Tuesday, July 2, 2013

History?


Time and again we encounter criticism of Code d' Odalisque for being based upon "historical errors." For a start, detractors say, an "odalisque" under the Ottoman Empire was not a naked sex slave as odalisques are described in Code d' Ode. Then the detractors start with history lessons about what various scholars and historians and academics say real odalisque slavery was like. Finally, they dismiss Code d' Ode as being a-historical and un-factual.

The answer to these charges is: yes, we know. It has never been claimed that Code d' Odalisque is an accurate historical depiction of odalisque slavery.

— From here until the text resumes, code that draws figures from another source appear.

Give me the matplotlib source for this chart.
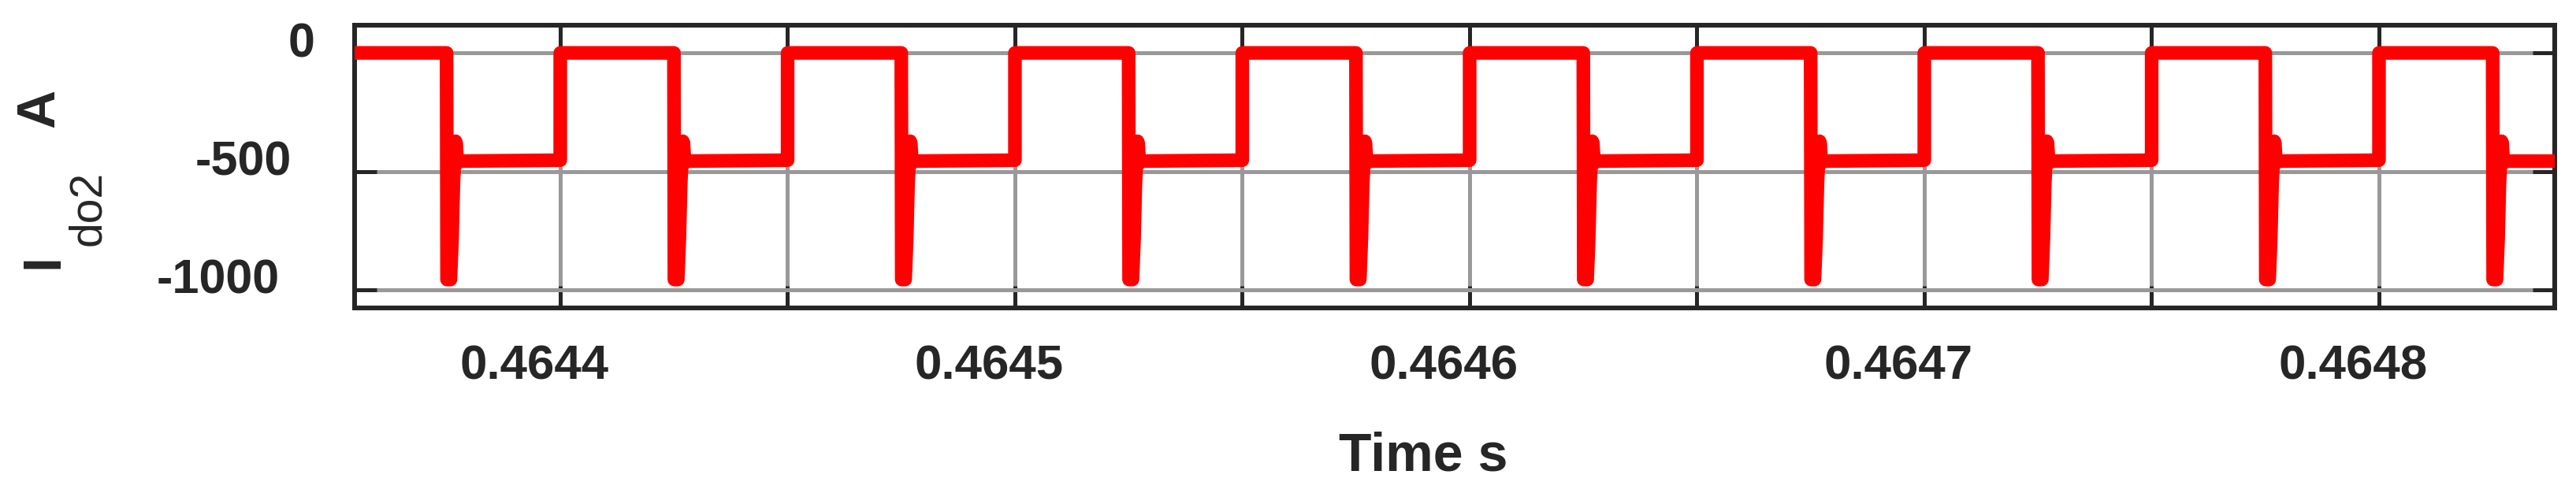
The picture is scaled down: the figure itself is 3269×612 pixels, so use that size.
import numpy as np
import matplotlib
matplotlib.use("Agg")
import matplotlib.pyplot as plt
from matplotlib.transforms import ScaledTranslation

# switching instants (s)
fall_times = [0.464375, 0.464425, 0.464475, 0.464525, 0.464575,
              0.464625, 0.464675, 0.464725, 0.464775, 0.464825]
rise_times = [0.4644, 0.46445, 0.4645, 0.46455, 0.4646,
              0.46465, 0.4647, 0.46475, 0.4648]
# commutation spike right after each falling edge (offset in us, current in A)
spike_dt_us = [0.0, 0.1, 0.85, 1.2, 1.5, 1.95, 2.1, 2.35, 2.7]
spike_amp = [0, -957, -957, -785, -552, -373, -380, -465, -457]
low_level_end = -453     # current just before the rising edge
high_level = 0
trace_start, trace_end = 0.46435, 0.46485

yticks = [0, -500, -1000]
ytick_labels = ["0", "-500", "-1000"]
xticks = [0.4644, 0.46445, 0.4645, 0.46455, 0.4646,
          0.46465, 0.4647, 0.46475, 0.4648]
xlabel_ticks = [0.4644, 0.4645, 0.4646, 0.4647, 0.4648]
xtick_labels = ["0.4644", "0.4645", "0.4646", "0.4647", "0.4648"]

W, H, DPI = 3269, 612, 100
TXT = "#262626"
plt.rcParams["font.family"] = ["Liberation Sans", "DejaVu Sans"]

# stitch the waveform together from the edges and the spike shape
t = [trace_start]
cur = [high_level]
for k, f in enumerate(fall_times):
    for dt, a in zip(spike_dt_us, spike_amp):
        t.append(f + dt * 1e-6)
        cur.append(a)
    if k < len(rise_times):
        r = rise_times[k]
        t += [r, r]
        cur += [low_level_end, high_level]
t.append(trace_end)
cur.append(spike_amp[-1])

fig = plt.figure(figsize=(W / DPI, H / DPI), dpi=DPI)
ax = fig.add_axes([450 / W, 1 - 391 / H, (3242 - 450) / W, (391 - 32) / H])

ax.plot(t, cur, color="#ff0000", linewidth=12.5,
        solid_joinstyle="round", solid_capstyle="round", zorder=3)

ax.set_xlim(0.46435477, 0.46483865)
ax.set_ylim(-1077, 117)
ax.set_xticks(xticks)
ax.set_yticks(yticks)
ax.grid(True, color="#999999", linewidth=3.6)
ax.set_axisbelow(True)
ax.tick_params(direction="in", length=20, width=3.6, color=TXT,
               top=True, right=True, labelbottom=False, labelleft=False)
for sp in ax.spines.values():
    sp.set_linewidth(4.3)
    sp.set_color(TXT)


def px_shift(dx, dy):
    return ScaledTranslation(dx / DPI, dy / DPI, fig.dpi_scale_trans)


# tick labels sit a bit off their ticks in the original export
ytick_dx = [-50, -80, -95]
for v, lab, dx in zip(yticks, ytick_labels, ytick_dx):
    ax.text(0, v, lab, transform=ax.get_yaxis_transform() + px_shift(dx, -5),
            ha="right", va="baseline", fontsize=44, fontweight="bold", color=TXT)

for v, lab in zip(xlabel_ticks, xtick_labels):
    ax.text(v, 0, lab, transform=ax.get_xaxis_transform() + px_shift(-33, -91),
            ha="center", va="baseline", fontsize=44.5, fontweight="bold", color=TXT)

fig.text(1806.5 / W, 1 - 597 / H, "Time s", ha="center", va="baseline",
         fontsize=49, fontweight="bold", color=TXT)

# y label: I (bold) + subscript do2 + unit A, rotated
lbl = dict(rotation=90, rotation_mode="anchor", ha="left", va="baseline", color=TXT)
fig.text(73 / W, 1 - 341 / H, "I", fontsize=49, fontweight="bold", **lbl)
fig.text(127 / W, 1 - 312 / H, "do2", fontsize=41, fontweight="normal", **lbl)
fig.text(68 / W, 1 - 162 / H, "A", fontsize=49, fontweight="bold", **lbl)

fig.savefig("out.png", dpi=DPI)
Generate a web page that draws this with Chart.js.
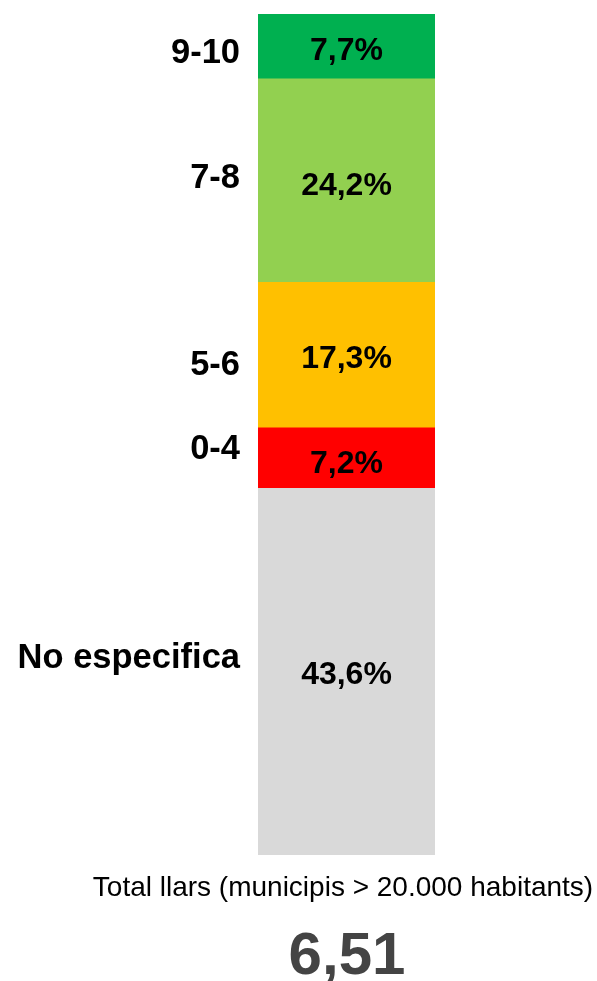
<!DOCTYPE html>
<html>
<head>
<meta charset="utf-8">
<script src="https://cdn.jsdelivr.net/npm/chart.js@4"></script>
<style>
  body { margin: 0; background: #fff; }
  #wrap { position: relative; width: 597px; height: 981px; }
</style>
</head>
<body>
<div id="wrap"><canvas id="chart" width="597" height="981"></canvas></div>
<script>
// data, bottom segment first
const categories = ['No especifica', '0-4', '5-6', '7-8', '9-10'];
const shares = [43.6, 7.2, 17.3, 24.2, 7.7];
const colors = ['#D9D9D9', '#FF0000', '#FFC000', '#92D050', '#00B050'];
const totalLabel = 'Total llars (municipis > 20.000 habitants)';
const totalScore = '6,51';

// small vertical nudges so labels sit where they do in the original
const catShift = [-13, -9, 10, -2, 7];
const valShift = [4, 6, 4, 6, 5];

const fmt = v => v.toFixed(1).replace('.', ',') + '%';

const labelPlugin = {
    id: 'labels',
    afterDatasetsDraw(chart) {
        const ctx = chart.ctx;
        ctx.save();
        ctx.fillStyle = '#000';
        ctx.textBaseline = 'middle';
        chart.data.datasets.forEach((ds, i) => {
            const bar = chart.getDatasetMeta(i).data[0];
            const mid = (bar.y + bar.base) / 2;
            ctx.font = 'bold 32px "Liberation Sans", Arial, sans-serif';
            ctx.textAlign = 'center';
            ctx.fillText(fmt(ds.data[0]), bar.x, mid + valShift[i]);
            ctx.font = 'bold 34.5px "Liberation Sans", Arial, sans-serif';
            ctx.textAlign = 'right';
            ctx.fillText(ds.label, bar.x - bar.width / 2 - 18, mid + catShift[i]);
        });
        // total below the bar
        ctx.textAlign = 'center';
        ctx.font = '28px "Liberation Sans", Arial, sans-serif';
        ctx.fillText(totalLabel, 343, 888);
        ctx.fillStyle = '#444444';
        ctx.font = 'bold 60px "Liberation Sans", Arial, sans-serif';
        ctx.fillText(totalScore, 347, 957);
        ctx.restore();
    }
};

new Chart(document.getElementById('chart'), {
    type: 'bar',
    data: {
        labels: [''],
        datasets: categories.map((c, i) => ({
            label: c,
            data: [shares[i]],
            backgroundColor: colors[i],
            borderWidth: 0,
            barPercentage: 1,
            categoryPercentage: 1
        }))
    },
    options: {
        responsive: false,
        animation: false,
        layout: { padding: { left: 258, right: 162, top: 14, bottom: 126 } },
        plugins: { legend: { display: false }, tooltip: { enabled: false } },
        scales: {
            x: { stacked: true, display: false },
            y: { stacked: true, display: false, min: 0, max: 100 }
        }
    },
    plugins: [labelPlugin]
});
</script>
</body>
</html>
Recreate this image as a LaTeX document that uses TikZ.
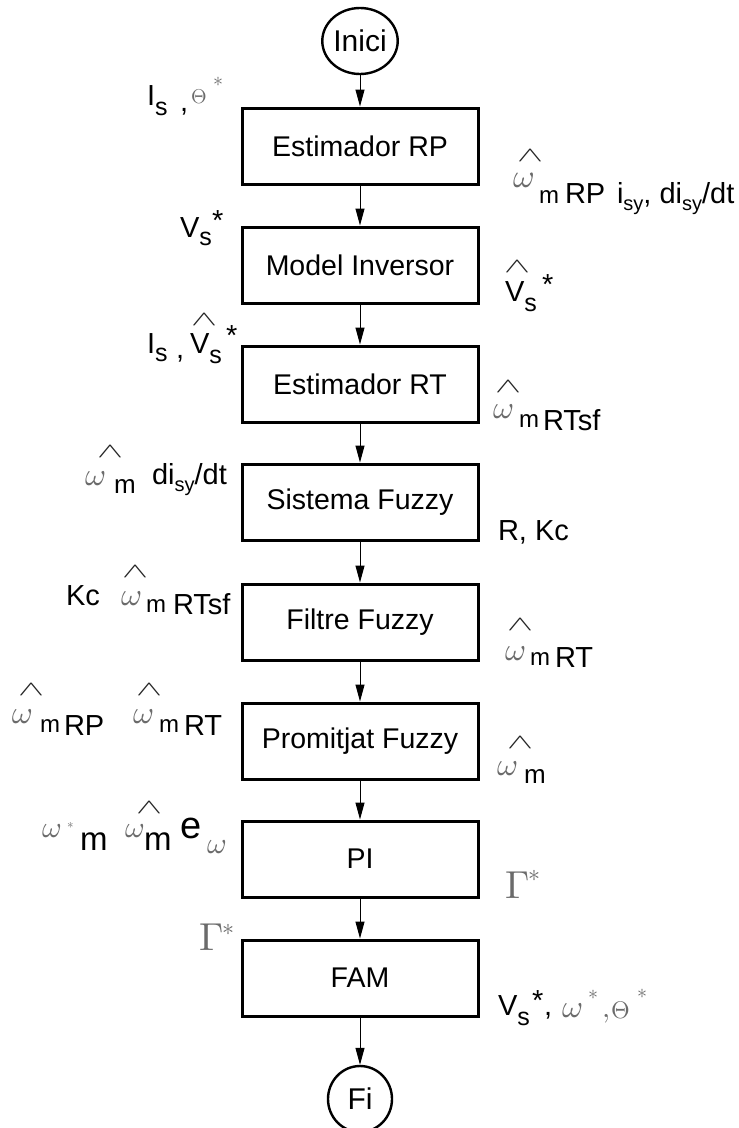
\documentclass[tikz,border=0pt]{standalone}
\usepackage[no-math]{fontspec}
\setmainfont{Liberation Sans}
\usetikzlibrary{arrows.meta,shapes.geometric}
\definecolor{mgray}{gray}{0.42}
\definecolor{hgray}{gray}{0.15}
\newcommand\Fs[1]{\fontsize{#1}{#1}\selectfont}
\newcommand\gm[2]{\scalebox{#1}{\fontsize{10}{12}\selectfont$#2$}}
\newcommand\hatg{\scalebox{3.9}[2.09]{\fontsize{10}{12}\selectfont$\wedge$}}
\begin{document}
\begin{tikzpicture}[x=1pt,y=-1pt,
  box/.style={draw, line width=3pt, minimum width=236pt, minimum height=76pt, inner sep=0pt, font=\Fs{28.5}},
  term/.style={draw, ellipse, line width=2.4pt, minimum width=64pt, minimum height=66pt, inner sep=0pt, font=\Fs{30}},
  flow/.style={line width=1pt, -{Triangle[length=17pt,width=9pt]}},
  lab/.style={inner sep=0pt, outer sep=0pt, anchor=base west, font=\Fs{29}},
  gr/.style={lab, text=mgray},
  hat/.style={inner sep=0pt, outer sep=0pt, anchor=south, text=hgray}]
\useasboundingbox (0,0) rectangle (739,1128);
\fill[white] (0,0) rectangle (739,1128);
% flow
\node[term] (start) at (360,41) {Inici};
\node[box] (s1) at (360,146) {Estimador RP};
\node[box] (s2) at (360,265) {Model Inversor};
\node[box] (s3) at (360,384) {Estimador RT};
\node[box] (s4) at (360,502) {Sistema Fuzzy};
\node[box] (s5) at (360,622) {Filtre Fuzzy};
\node[box] (s6) at (360,741) {Promitjat Fuzzy};
\node[box] (s7) at (360,859) {PI};
\node[box] (s8) at (360,978) {FAM};
\node[term] (stop) at (360,1099) {Fi};
\foreach \a/\b in {start/s1,s1/s2,s2/s3,s3/s4,s4/s5,s5/s6,s6/s7,s7/s8,s8/stop}
  \draw[flow] (\a.south) -- (\b.north);
% A
\node[lab] (a1) at (147,105) {I\raisebox{-10pt}{\Fs{25}s}};
\node[lab] (a2) at (180,111) {,};
\node[gr] (a3) at (191,103) {\gm{2}{\Theta}};
\node[gr] (a4) at (213,86) {\gm{2}{\ast}};
% B
\node[lab] (b1) at (180,237) {V\raisebox{-8pt}{\Fs{25}s}};
\node[lab] (b2) at (212,230) {*};
% C
\node[hat] (c0) at (530,161) {\hatg};
\node[gr] (c1) at (513,187) {\gm{3.3}{\omega}};
\node[lab,font=\Fs{24}] (c2) at (539,203) {m};
\node[lab] (c3) at (565,203) {RP};
\node[lab] (c4) at (617,203) {i\raisebox{-7pt}{\Fs{20}sy}, di\raisebox{-7pt}{\Fs{20}sy}/dt};
% D
\node[hat] (d0) at (517,272) {\hatg};
\node[lab] (d1) at (505,301) {V\raisebox{-10pt}{\Fs{25}s}};
\node[lab] (d2) at (542,294) {*};
% E
\node[lab] (e1) at (147,353) {I\raisebox{-8pt}{\Fs{25}s}};
\node[lab] (e2) at (176,358) {,};
\node[hat] (e0) at (204,325) {\hatg};
\node[lab] (e3) at (190,353) {V\raisebox{-10pt}{\Fs{25}s}};
\node[lab] (e4) at (226,345) {*};
% F
\node[hat] (f0) at (508,392) {\hatg};
\node[gr] (f1) at (493,418) {\gm{3.2}{\omega}};
\node[lab,font=\Fs{24}] (f2) at (519,427) {m};
\node[lab] (f3) at (543,430) {RTsf};
% G
\node[hat] (g0) at (110,457) {\hatg};
\node[gr] (g1) at (85,485) {\gm{3.2}{\omega}};
\node[lab,font=\Fs{26}] (g2) at (114,493) {m};
\node[lab] (g3) at (152,484) {di\raisebox{-7pt}{\Fs{20}sy}/dt};
% H
\node[lab] (h1) at (498,540) {R, Kc};
% I
\node[lab] (i1) at (66,605) {Kc};
\node[hat] (i0) at (135,577) {\hatg};
\node[gr] (i2) at (121,605) {\gm{3.2}{\omega}};
\node[lab,font=\Fs{24}] (i3) at (146,612) {m};
\node[lab] (i4) at (173,614) {RTsf};
% J
\node[hat] (j0) at (520,630) {\hatg};
\node[gr] (j1) at (505,660) {\gm{3.2}{\omega}};
\node[lab,font=\Fs{24}] (j2) at (530,665) {m};
\node[lab] (j3) at (555,667) {RT};
% K
\node[hat] (k0) at (31,695) {\hatg};
\node[gr] (k1) at (12,723) {\gm{3.2}{\omega}};
\node[lab,font=\Fs{24}] (k2) at (40,732) {m};
\node[lab] (k3) at (64,735) {RP};
\node[hat] (k4) at (149,695) {\hatg};
\node[gr] (k5) at (133,723) {\gm{3.2}{\omega}};
\node[lab,font=\Fs{24}] (k6) at (159,732) {m};
\node[lab] (k7) at (184,735) {RT};
% L
\node[hat] (l0) at (520,748) {\hatg};
\node[gr] (l1) at (497,775) {\gm{3.2}{\omega}};
\node[lab,font=\Fs{26}] (l2) at (524,783) {m};
% M
\node[gr] (m1) at (42,837) {\gm{3}{\omega}};
\node[gr] (m2) at (67,828) {\gm{1.3}{\ast}};
\node[lab,font=\Fs{33}] (m3) at (80,850) {m};
\node[hat] (m4) at (149,813) {\hatg};
\node[gr] (m5) at (125,837) {\gm{3}{\omega}};
\node[lab,font=\Fs{33}] (m6) at (144,850) {m};
\node[lab,font=\Fs{38}] (m7) at (180,838) {e};
\node[gr] (m8) at (207,853) {\gm{3}{\omega}};
% N
\node[gr] (n1) at (505,898) {\gm{3.9}{\Gamma}};
\node[gr] (n2) at (528,881) {\gm{2.4}{\ast}};
% O
\node[gr] (o1) at (199,950) {\gm{3.9}{\Gamma}};
\node[gr] (o2) at (222,935) {\gm{2.4}{\ast}};
% P
\node[lab] (p1) at (498,1015) {V\raisebox{-10pt}{\Fs{25}s}};
\node[lab] (p2) at (532,1010) {*};
\node[lab] (p3) at (544,1015) {,};
\node[gr] (p4) at (562,1017) {\gm{3.2}{\omega}};
\node[gr] (p5) at (588,999) {\gm{2}{\ast}};
\node[gr] (p6) at (602,1017) {\gm{2.9}{,}};
\node[gr] (p7) at (611,1018) {\gm{2.4}{\Theta}};
\node[gr] (p8) at (637,998) {\gm{2}{\ast}};
\end{tikzpicture}
\end{document}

That claim was not made in the early days when the Code was being put together and it is not made now. Rather, it has always been clear that Code d' Odalisque is based upon European fantasies and imaginings of odalisque and oriental slavery. Code d' Ode is a creative enterprise that is inherently rooted in fantasy. It is not a historical recreation and at no stage purports to be.

The immediate inspiration for the culture and aesthetics of Code d' Odalisque comes from the works of the Orientalist artists of Europe in the nineteenth and early twentieth century. This is then transposed into a late 20th C. context where it is given a much more explicitly sexual, hardcore edge. This fact is explicitly stated in the Code itself and in every edition of the Code that has ever been distributed.

This does not mean that Code d' Ode is some limp-wristed role playing game, as if historical authenticity is the measure of anything. It is presented as a "game" purely in the sense that all consensual slavery is a "game" and is "play" as opposed to real slavery (in the legal sense). For many players, though, Code d' Ode is a serious undertaking, albeit a luxury and an indulgence.

There have been many on-line attacks upon Code d' Odalisque in recent times. For the most part these come from small voices in dark corners: egotistic 'doms' in the BDSM world. It is precisely to get away from a scene pervaded by such power freaks and sadists that a group of M/s people formed Code d' Odalisque in the first place. It offers an alternative. It is a creative re-imagining of odalisque slavery through the dual lens of orientalist art and a contemporary hardcore sensibility.